Planning a trip soon? Make sure you take in the Annual Ukrainian Festival on 17 May – the area’s streets shut down for the whole in celebration of Ukraine’s national cuisine, music, and culture.
Food, Drink and
Souvenirs Ukrainian Style
Locals know that the East Village Meat Market on Second Avenue is the best place to get good kovbasa. The store’s owner, Julian Baczunsky, 89, migrated to New York in 1949 after spending several years in a German labour camp. He opened a store on Avenue B in 1955, but closed it before opening the Meat Market in 1970. The store has drawn a number of Ukrainian celebrities, including the first President of Ukraine, Mykhailo Hrushevskiy.
Local bar Sly Fox, or “Lys Mykyta”, is designed to look like a log cabin in the Carpathian Mountains. Locals in the know affectionately call it Karpaty Pub.
Another place to check out is Veselka, one of the best known Ukrainian restaurants in New York City, located nearby on 9th and Second Avenue. The restaurant regularly appears in movies and has been featured on shows like Gossip Girl. Veselka was originally founded by the late Wolodymyk Darmochwol in 1975. Like Baczunsky, Darmochwol lived in a labour camp in Germany before immigrating to the US.

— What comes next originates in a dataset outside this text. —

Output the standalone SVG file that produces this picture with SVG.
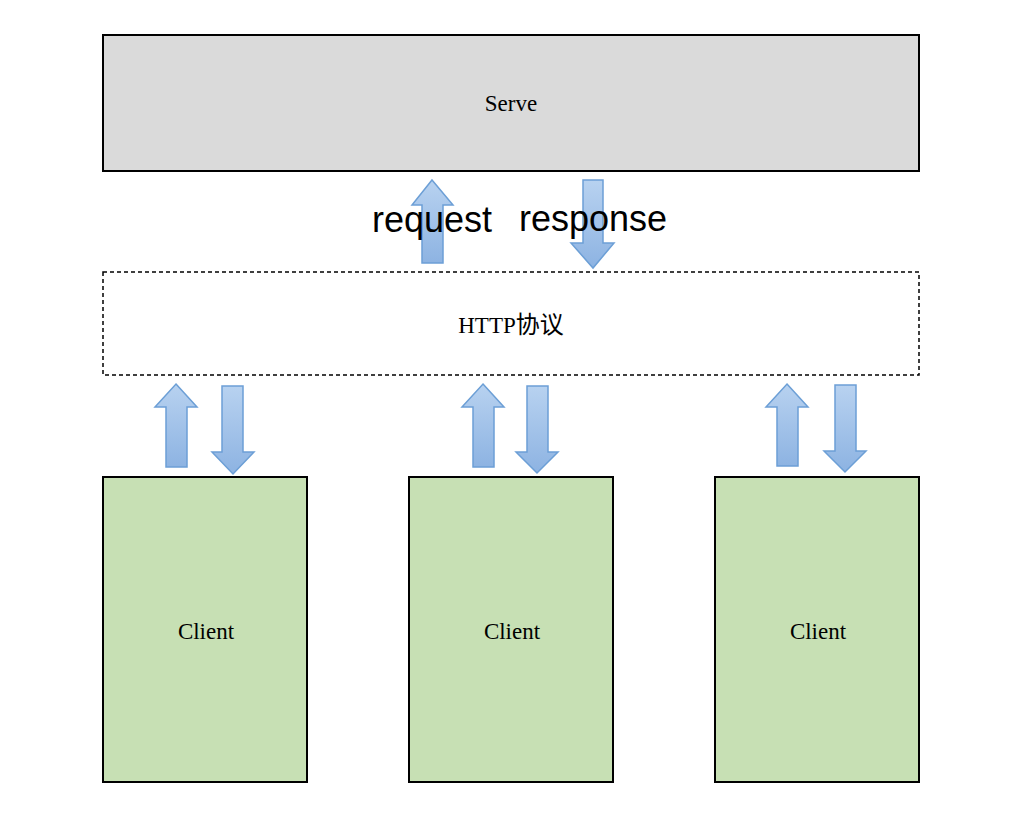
<svg xmlns="http://www.w3.org/2000/svg" width="1023" height="818" viewBox="0 0 1023 818">
<defs>
<linearGradient id="ag" x1="0" y1="0" x2="0" y2="1">
<stop offset="0" stop-color="#b8d2f0"/>
<stop offset="1" stop-color="#8db3e2"/>
</linearGradient>
<style>
.box{stroke:#000;stroke-width:2}
.arr{fill:url(#ag);stroke:#6c9fd6;stroke-width:1.5;stroke-linejoin:miter}
.lbl{font-family:"Liberation Serif","Noto Sans CJK SC",serif;font-size:23px;fill:#000;text-anchor:middle}
.big{font-family:"Liberation Sans",Arial,sans-serif;font-size:36px;fill:#000}
</style>
</defs>
<rect width="1023" height="818" fill="#fff"/>
<g id="server">
<rect class="box" x="103" y="35" width="816" height="136" fill="#dadada"/>
<text class="lbl" x="511" y="111">Serve</text>
</g>
<g id="http">
<rect x="103" y="272" width="816" height="103" fill="#fff" stroke="#000" stroke-width="1.5" stroke-dasharray="4 3"/>
<text class="lbl" x="511" y="333">HTTP<tspan style="font-size:24px">协议</tspan></text>
</g>
<g id="client1">
<rect class="box" x="103" y="477" width="204" height="305" fill="#c7e0b4"/>
<text class="lbl" x="206" y="639">Client</text>
</g>
<g id="client2">
<rect class="box" x="409" y="477" width="204" height="305" fill="#c7e0b4"/>
<text class="lbl" x="512" y="639">Client</text>
</g>
<g id="client3">
<rect class="box" x="715" y="477" width="204" height="305" fill="#c7e0b4"/>
<text class="lbl" x="818" y="639">Client</text>
</g>
<g id="connectors">
<path class="arr" d="M432,180 L453,205 L443,205 L443,263 L422,263 L422,205 L412,205 Z"/>
<path class="arr" d="M583,180 L603,180 L603,243 L614,243 L593,268 L571,243 L583,243 Z"/>
<path class="arr" d="M176,384 L197,407 L187,407 L187,467 L166,467 L166,407 L155,407 Z"/>
<path class="arr" d="M222,386 L243,386 L243,452 L254,452 L233,474 L212,452 L222,452 Z"/>
<path class="arr" d="M483,384 L504,407 L494,407 L494,467 L473,467 L473,407 L462,407 Z"/>
<path class="arr" d="M527,386 L548,386 L548,452 L558,452 L537,473 L516,452 L527,452 Z"/>
<path class="arr" d="M787,384 L808,407 L798,407 L798,466 L777,466 L777,407 L766,407 Z"/>
<path class="arr" d="M835,385 L856,385 L856,451 L866,451 L845,472 L824,451 L835,451 Z"/>
</g>
<text class="big" x="372" y="232">request</text>
<text class="big" x="519" y="231">response</text>
</svg>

For Ukrainian books and media, you can count on Surma Book & Music Company, which dates back to the 1800s. The store also boasts an Andriivskiy-Uzviz-worthy collection of matrioshka dolls and traditional Ukrainian souvenirs and gifts.
Other Key Sites
Little Ukraine continues to thrive; after the collapse of the Soviet UNI0N in 1991, Ukrainians were able to immigrate to America and a new wave of Ukrainians arrived in Manhattan. Though rising rents have driven out many recent émigrés, the area is abuzz on weekends, when Ukrainians drive in from the suburbs to enjoy a taste of home. Many bring their kids to St George’s or the Kyiv National House for Ukrainian language lessons. Once there, they can participate in PLAST or CYM, two international Ukrainian youth groups similar to the Boy Scouts, but that reward children for learning Ukrainian songs and poems. The Roma Pryma Bohachevska School teaches Ukrainian folkloric dance nearby.
Since its construction in 1905, St George’s Ukrainian Catholic Church has been the heart of Little Ukraine. It’s Easter masses are often so popular that crowds of worshippers spill out into the streets. The Church runs a school nearby, St George’s Academy, where students can take Ukrainian lessons. Nearly 250 students are currently enrolled in the school, which is located on East 6th Street and Taras Shevchenko Place.
Make sure you check out the Ukrainian Museum, located on 6th Street between 2nd and 3rd Avenues. The Ukrainian National Women’s League of America founded it in 1976 and it is the largest Ukrainian heritage museum in the US. In 2005, the museum moved into its current home, a cutting-edge facility designed by Ukrainian American architect George Sawicki. Donations from Ukrainian American New Yorkers funded the US$5 million complex. With folk art, fine art, and archival materials at its core, the museum organises regular exhibitions, with catalogues written in Ukrainian and English.
A Home for Exiled Scholars
Although it is not located in Little Ukraine proper, no discussion of the Ukrainian diaspora in New York is complete without mentioning the Ukrainian Academy of Arts and Sciences (UVAN). Located on 100th Street, UVAN is dedicated to the “promotion and advancement of Ukrainian studies”. UVAN was created in 1950 and was initially known as the Ukrainian Free Academy of Sciences, as it counted many exiled scholars among its members during Soviet rule. Home to a Ukrainian-language library of 55,000 books and 500,000 museum archival holdings, it is the largest Ukrainian-language archive outside of Ukraine. In addition, the Academy has published over 140 books and journals, including seminal works on various aspects of Ukraine’s national culture, architecture, and history. It also organises lectures, conferences, concerts, and art exhibitions featuring Ukrainian artists and luminaries.
A Home Away From Home
Businesses like Veselka and East Village Meat Market are brick-and-mortar testament to the tenacity and courage of the Ukrainian spirit. The Academy, where scholars huddled over Ukrainian texts banned during Soviet rule, is living proof of the indomitable Ukrainian spirit and casts the ongoing national language debate in a new light.
As the Frank Sinatra song goes, “New York, if you can make it there, you can make it anywhere.” Ukrainians have not only made it in New York, they’ve made the city their own with businesses and organisations that have withstood the test of time and will continue to serve as a home away from home for Ukrainians across the Atlantic.